» **AVAILABLE DATA**:
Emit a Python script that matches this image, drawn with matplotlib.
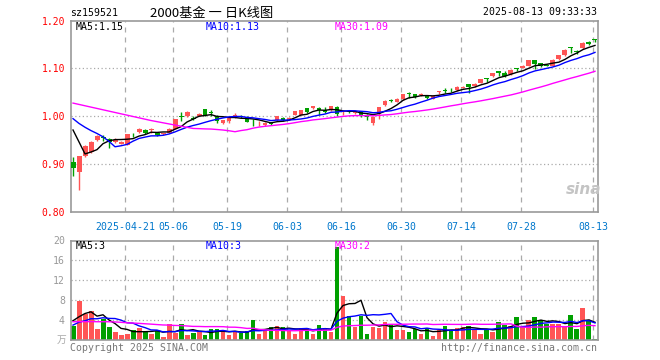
import numpy as np
import pandas as pd
import matplotlib
matplotlib.use('Agg')
import matplotlib.pyplot as plt

# daily candles, 2025-04-08 .. 2025-08-13
opens = [0.905, 0.884, 0.917, 0.926, 0.950, 0.956, 0.953, 0.947, 0.943, 0.940,
         0.961, 0.967, 0.972, 0.971, 0.965, 0.962, 0.965, 0.974, 0.999, 1.000,
         0.996, 1.001, 1.0146, 1.008, 1.000, 0.985, 0.990, 1.000, 1.001, 0.999,
         0.989, 0.985, 0.981, 0.986, 0.992, 0.996, 0.995, 1.0035, 1.0035, 1.0167,
         1.0167, 1.018, 1.0125, 1.0125, 1.019, 1.008, 1.010, 1.007, 1.0104, 1.001,
         0.985, 1.0056, 1.023, 1.034, 1.030, 1.035, 1.048, 1.046, 1.045, 1.042,
         1.037, 1.051, 1.055, 1.055, 1.054, 1.060, 1.067, 1.063, 1.070, 1.079,
         1.084, 1.094, 1.091, 1.0875, 1.099, 1.1015, 1.106, 1.117, 1.111, 1.108,
         1.106, 1.119, 1.127, 1.143, 1.137, 1.142, 1.156, 1.161]
highs = [0.914, 0.918, 0.940, 0.948, 0.961, 0.960, 0.955, 0.954, 0.949, 0.963,
         0.964, 0.976, 0.973, 0.976, 0.967, 0.966, 0.975, 0.995, 1.009, 1.010,
         1.000, 1.007, 1.016, 1.0125, 1.002, 0.993, 0.997, 1.007, 1.003, 1.001,
         0.995, 0.991, 0.987, 0.988, 1.001, 0.998, 0.999, 1.012, 1.014, 1.018,
         1.022, 1.020, 1.020, 1.022, 1.021, 1.014, 1.013, 1.011, 1.012, 1.004,
         1.000, 1.020, 1.033, 1.037, 1.038, 1.047, 1.051, 1.047, 1.048, 1.043,
         1.044, 1.053, 1.058, 1.058, 1.064, 1.064, 1.068, 1.069, 1.078, 1.080,
         1.091, 1.095, 1.095, 1.098, 1.101, 1.107, 1.118, 1.118, 1.112, 1.110,
         1.119, 1.128, 1.140, 1.144, 1.139, 1.155, 1.158, 1.162]
lows = [0.876, 0.846, 0.915, 0.924, 0.949, 0.949, 0.933, 0.944, 0.941, 0.939,
        0.957, 0.966, 0.963, 0.964, 0.958, 0.960, 0.964, 0.973, 0.990, 0.999,
        0.993, 1.000, 1.001, 1.000, 0.985, 0.983, 0.985, 0.996, 0.997, 0.987,
        0.980, 0.980, 0.980, 0.982, 0.991, 0.991, 0.993, 1.002, 1.002, 1.006,
        1.015, 1.002, 1.006, 1.011, 1.000, 1.002, 1.006, 1.005, 0.9986, 0.992,
        0.981, 0.995, 1.022, 1.029, 1.029, 1.034, 1.039, 1.039, 1.042, 1.035,
        1.036, 1.046, 1.048, 1.050, 1.053, 1.058, 1.0486, 1.062, 1.069, 1.071,
        1.083, 1.085, 1.083, 1.086, 1.094, 1.100, 1.104, 1.099, 1.103, 1.105,
        1.105, 1.118, 1.125, 1.133, 1.131, 1.141, 1.149, 1.155]
closes = [0.892, 0.917, 0.9375, 0.946, 0.959, 0.954, 0.947, 0.950, 0.947, 0.962,
          0.960, 0.974, 0.965, 0.972, 0.960, 0.965, 0.974, 0.994, 0.998, 1.009,
          0.995, 1.004, 1.002, 1.007, 0.990, 0.992, 0.996, 1.002, 0.999, 0.988,
          0.987, 0.986, 0.986, 0.984, 1.000, 0.992, 0.997, 1.011, 1.0125, 1.008,
          1.021, 1.0125, 1.008, 1.021, 1.0056, 1.009, 1.008, 1.008, 1.0035, 0.999,
          0.9986, 1.019, 1.032, 1.032, 1.037, 1.046, 1.046, 1.040, 1.046, 1.038,
          1.043, 1.052, 1.053, 1.054, 1.061, 1.061, 1.061, 1.068, 1.077, 1.078,
          1.090, 1.090, 1.084, 1.097, 1.098, 1.106, 1.117, 1.110, 1.104, 1.106,
          1.118, 1.127, 1.139, 1.142, 1.135, 1.1535, 1.150, 1.159]
# volume in 万
volumes = [2.87, 7.87, 5.2, 5.87, 2.2, 4.2, 2.6, 1.67, 1.0, 1.2,
           2.0, 2.47, 1.67, 1.27, 1.87, 0.6, 3.2, 1.47, 3.2, 1.07,
           1.47, 1.67, 1.07, 2.2, 2.2, 1.67, 1.07, 1.67, 1.47, 1.87,
           4.0, 1.27, 2.0, 2.6, 2.8, 2.6, 1.87, 1.27, 2.4, 2.4,
           1.27, 3.0, 2.4, 1.67, 18.7, 8.87, 4.8, 2.67, 4.9, 1.2,
           2.67, 2.5, 3.7, 3.3, 2.07, 2.07, 1.67, 2.2, 1.2, 2.5,
           0.8, 2.0, 2.8, 2.0, 2.5, 2.6, 2.8, 2.2, 1.2, 2.3,
           1.67, 3.67, 3.0, 2.8, 4.6, 2.8, 4.0, 4.6, 4.0, 3.3,
           3.3, 3.3, 2.6, 5.0, 2.2, 6.4, 4.0, 0.2]

# sessions before the window (only feed the moving averages)
prior_close = [1.001, 1.0215, 1.030, 1.043, 1.038, 1.031, 1.034, 1.031, 1.046, 1.044,
               1.058, 1.049, 1.056, 1.031, 1.036, 1.045, 1.065, 1.069, 1.080, 1.066,
               1.017, 1.0175, 1.016, 1.019, 1.024, 1.042, 1.0625, 0.926, 0.934]
prior_vol = [7.0, 5.5, 5.5, 3.0, 4.0, 3.0, 2.5, 3.5, 4.0, 3.5,
             4.5, 4.0, 3.5, 4.5, 3.0, 4.0, 3.5, 4.0, 3.5, 4.0,
             2.0, 2.3, 1.9, 2.2, 2.2, 3.9, 1.9, 4.2, 6.5]

date_idx = [9, 17, 26, 36, 45, 55, 65, 75, 87]
date_labels = ['2025-04-21', '05-06', '05-19', '06-03', '06-16',
               '06-30', '07-14', '07-28', '08-13']

RED = '#ff5555'
GREEN = '#00a000'
GRID = '#aaaaaa'
MONO = 'DejaVu Sans Mono'
FS = 7.1

o = np.array(opens); h = np.array(highs); l = np.array(lows); c = np.array(closes)
v = np.array(volumes)
n = len(c)
x = np.arange(n)
up = c >= o
cols = np.where(up, RED, GREEN)

npri = len(prior_close)
allc = pd.Series(prior_close + closes)
allv = pd.Series(prior_vol + volumes)
ma = {k: allc.rolling(k).mean().values[npri:] for k in (5, 10, 30)}
vma = {k: allv.rolling(k).mean().values[npri:] for k in (5, 10, 30)}

W, H = 660, 360
fig = plt.figure(figsize=(6.6, 3.6), dpi=100)

def rect(x0, y0, x1, y1):
    return [x0 / W, 1 - y1 / H, (x1 - x0) / W, (y1 - y0) / H]

def ftext(px, py, s, **kw):
    fig.text(px / W, 1 - py / H, s, **kw)

ax = fig.add_axes(rect(70.5, 20.5, 597.5, 212))
axv = fig.add_axes(rect(70.5, 240.5, 597.5, 340))
xl = (-0.42, 87.42)

for a in (ax, axv):
    a.set_xlim(*xl)
    for s in a.spines.values():
        s.set_color('#999999')
        s.set_linewidth(1.2)
    for d in date_idx:
        a.axvline(d - 0.33, color=GRID, lw=0.9, ls=(0, (4, 4)), zorder=0)

# price panel
body_lo = np.minimum(o, c)
body_h = np.maximum(np.abs(c - o), 0.0018)
ax.vlines(x, l, h, colors=cols, lw=1.0, zorder=2)
ax.bar(x, body_h, bottom=body_lo, width=0.83, color=cols, linewidth=0, zorder=3)
ax.plot(x, ma[5], color='black', lw=1.0, zorder=4)
ax.plot(x, ma[10], color='#0000ff', lw=1.0, zorder=4)
ax.plot(x, ma[30], color='#ff00ff', lw=1.0, zorder=4)
for yv in (0.9, 1.0, 1.1):
    ax.axhline(yv, color=GRID, lw=0.9, ls=(0, (1, 2)), zorder=0)
ax.set_ylim(0.8, 1.2)
ax.set_yticks([0.8, 0.9, 1.0, 1.1, 1.2])
ax.set_yticklabels(['%.2f' % t for t in [0.8, 0.9, 1.0, 1.1, 1.2]],
                   color='#ff0000', family=MONO, fontsize=7)
ax.set_xticks([d - 0.33 for d in date_idx])
ax.set_xticklabels(date_labels, color='#0077cc', family=MONO, fontsize=FS)
ax.tick_params(length=0, pad=4)
ax.tick_params(axis='x', pad=7)

ax.text(0.01, 0.965, 'MA5:1.15', transform=ax.transAxes, color='black',
        family=MONO, fontsize=FS, va='center')
ax.text(0.256, 0.965, 'MA10:1.13', transform=ax.transAxes, color='#0000ff',
        family=MONO, fontsize=FS, va='center')
ax.text(0.502, 0.965, 'MA30:1.09', transform=ax.transAxes, color='#ff00ff',
        family=MONO, fontsize=FS, va='center')
ax.text(0.974, 0.115, 'sina', transform=ax.transAxes, color='#c4c4c4',
        fontsize=11, fontweight='bold', style='italic', ha='center', va='center')

# volume panel
axv.bar(x, v, width=0.83, color=cols, linewidth=0, zorder=2)
axv.plot(x, vma[5], color='black', lw=1.0, zorder=4)
axv.plot(x, vma[10], color='#0000ff', lw=1.0, zorder=4)
axv.plot(x, vma[30], color='#ff00ff', lw=1.0, zorder=4)
for yv in (4, 8, 12, 16):
    axv.axhline(yv, color=GRID, lw=0.9, ls=(0, (1, 2)), zorder=0)
axv.set_ylim(0, 20)
axv.set_yticks([4, 8, 12, 16, 20])
axv.set_yticklabels(['4', '8', '12', '16', '20'], color='#999999',
                    family=MONO, fontsize=FS)
axv.set_xticks([])
axv.tick_params(length=0, pad=4)

axv.text(0.01, 0.94, 'MA5:3', transform=axv.transAxes, color='black',
         family=MONO, fontsize=FS, va='center')
axv.text(0.256, 0.94, 'MA10:3', transform=axv.transAxes, color='#0000ff',
         family=MONO, fontsize=FS, va='center')
axv.text(0.502, 0.94, 'MA30:2', transform=axv.transAxes, color='#ff00ff',
         family=MONO, fontsize=FS, va='center')

# header and footer
ftext(70, 13, 'sz159521', family=MONO, fontsize=FS, va='center')
ftext(150, 13, '2000基金 一 日K线图', family=['Noto Sans CJK SC', 'DejaVu Sans'],
      fontsize=9.5, va='center')
ftext(597, 12, '2025-08-13 09:33:33', family=MONO, fontsize=FS,
      va='center', ha='right')
ftext(66, 340, '万', family=['Noto Sans CJK SC', 'DejaVu Sans'], fontsize=7,
      color='#aaaaaa', va='center', ha='right')
ftext(70, 348, 'Copyright 2025 SINA.COM', family=MONO, fontsize=FS,
      color='#777777', va='center')
ftext(597, 348, 'http://finance.sina.com.cn', family=MONO, fontsize=FS,
      color='#777777', va='center', ha='right')

fig.savefig('out.png', dpi=100)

» **AIM**:
Look at the listing and set down only the lines from its start through the line with "import matplotlib.pyplot as plt", word for word and without pictures.

» **TASK SOLUTION**:
Emit a Python script that matches this image, drawn with matplotlib.
import numpy as np
import pandas as pd
import matplotlib
matplotlib.use('Agg')
import matplotlib.pyplot as plt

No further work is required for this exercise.